Het kind heeft in het gesprek met de Kindertelefoon de regie over de inhoud, de medewerker heeft de regie over het proces. Om die regie te kunnen voeren, worden alle medewerkers getraind in het doorlopen van een gespreksmodel en in diverse gesprekstechnieken. Over tal van belangrijke onderwerpen en technieken heeft de Kindertelefoon handige checklists gemaakt, die medewerkers tijdens hun dienst kunnen gebruiken.

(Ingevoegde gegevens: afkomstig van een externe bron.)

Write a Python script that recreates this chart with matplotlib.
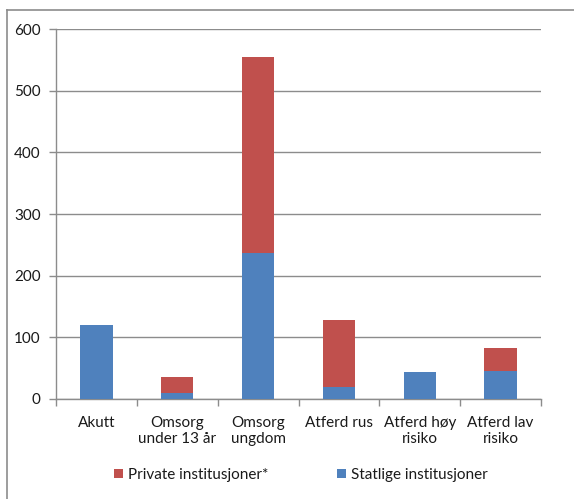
import matplotlib
matplotlib.use("Agg")
import matplotlib.pyplot as plt
from matplotlib.lines import Line2D
import numpy as np

categories = ["Akutt", "Omsorg\nunder 13 år", "Omsorg\nungdom", "Atferd rus", "Atferd høy\nrisiko", "Atferd lav\nrisiko"]
statlige = [120, 10, 237, 20, 44, 45]
private = [0, 25, 317, 108, 0, 38]
yticks = [0, 100, 200, 300, 400, 500, 600]

plt.rcParams['font.family'] = ['Lato', 'DejaVu Sans']
plt.rcParams['font.size'] = 11

W, H = 574, 499
fig = plt.figure(figsize=(W / 100, H / 100), dpi=100)
ax = fig.add_axes([56 / W, 1 - 399 / H, (541 - 56) / W, (399 - 29) / H])

x = np.arange(len(categories))
blue = "#4F81BD"
red = "#C0504D"
b1 = ax.bar(x, statlige, width=0.4, color=blue, zorder=3, label="Statlige institusjoner")
b2 = ax.bar(x, private, width=0.4, bottom=statlige, color=red, zorder=3, label="Private institusjoner*")

ax.set_xlim(-0.5, len(categories) - 0.5)
ax.set_ylim(0, 600)
ax.set_yticks(yticks)
ax.yaxis.grid(True, color="#8C8C8C", linewidth=1.0, zorder=0)
for s in ["top", "right"]:
    ax.spines[s].set_visible(False)
for s in ["left", "bottom"]:
    ax.spines[s].set_color("#8C8C8C")
    ax.spines[s].set_linewidth(1.0)

ax.set_xticks(x)
ax.set_xticklabels(categories, color="#1A1A1A", linespacing=1.2)
ax.tick_params(axis="x", length=0, pad=12)
ax.set_xticks(np.arange(-0.5, len(categories)), minor=True)
ax.tick_params(axis="x", which="minor", length=5, color="#8C8C8C", width=1.0)
ax.tick_params(axis="y", length=5, color="#8C8C8C", width=1.0, pad=6, labelcolor="#1A1A1A")

leg = fig.legend(handles=[b2, b1], labels=["Private institusjoner*", "Statlige institusjoner"],
                 loc="center", bbox_to_anchor=(301 / W, 1 - 475 / H), ncol=2, frameon=False,
                 handlelength=0.6, handleheight=0.6, handletextpad=0.3, columnspacing=4.5)
for t in leg.get_texts():
    t.set_color("#1A1A1A")

# outer chart border (top and left visible)
fig.add_artist(Line2D([7 / W, 1.0], [1 - 10 / H, 1 - 10 / H], transform=fig.transFigure, color="#8C8C8C", linewidth=1.2))
fig.add_artist(Line2D([7 / W, 7 / W], [0.0, 1 - 10 / H], transform=fig.transFigure, color="#8C8C8C", linewidth=1.2))

fig.savefig("out.png", dpi=100)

‘Wat zou je nu het liefst willen?’ is een veel gehoorde vraag op de belkamers. ‘Dat zij ook verliefd is op mij’ zegt een kind dan bijvoorbeeld. Of: ‘Dat het pesten stopt.’ Dat soort dingen kan de Kindertelefoon jammer genoeg niet voor kinderen regelen. Wat medewerkers wél kunnen doen is de juiste vragen stellen, meeleven, inventariseren bij wie het kind in zijn eigen omgeving om hulp zou kunnen vragen, samen bedenken wat het kind zou kunnen zeggen en dat eventueel een keer oefenen. Ook kan de medewerker het kind wijzen op websites voor meer informatie over een bepaald onderwerp en op andere instanties die het kind verder kunnen helpen.
Bij dit alles is het voor medewerkers misschien nog wel het lastigste om niet té betrokken te raken. Eigen emoties zoals medelijden of boosheid dragen niet bij aan een geslaagd telefoongesprek. Volgens Roelie is het daarom goed dat je elkaar niet ziet. “Daardoor kun je een balans vinden tussen afstand en nabijheid. Je leert zo bovendien nog beter te luisteren, naar de toon van het kind of de aarzeling in een stem.”
Laura: “De kracht van de Kindertelefoon zit hem inderdaad juist in die anonimiteit. Doordat je elkaar niet ziet, kun je kinderen beter ondersteunen en begeleiden.”
Bij de meeste gesprekken heb je als medewerker gelukkig geen last van heftige emoties. “Hallo met Henk, waarom werkt u vrijwillig bij de Kindertelefoon? Heeft u geen leven?”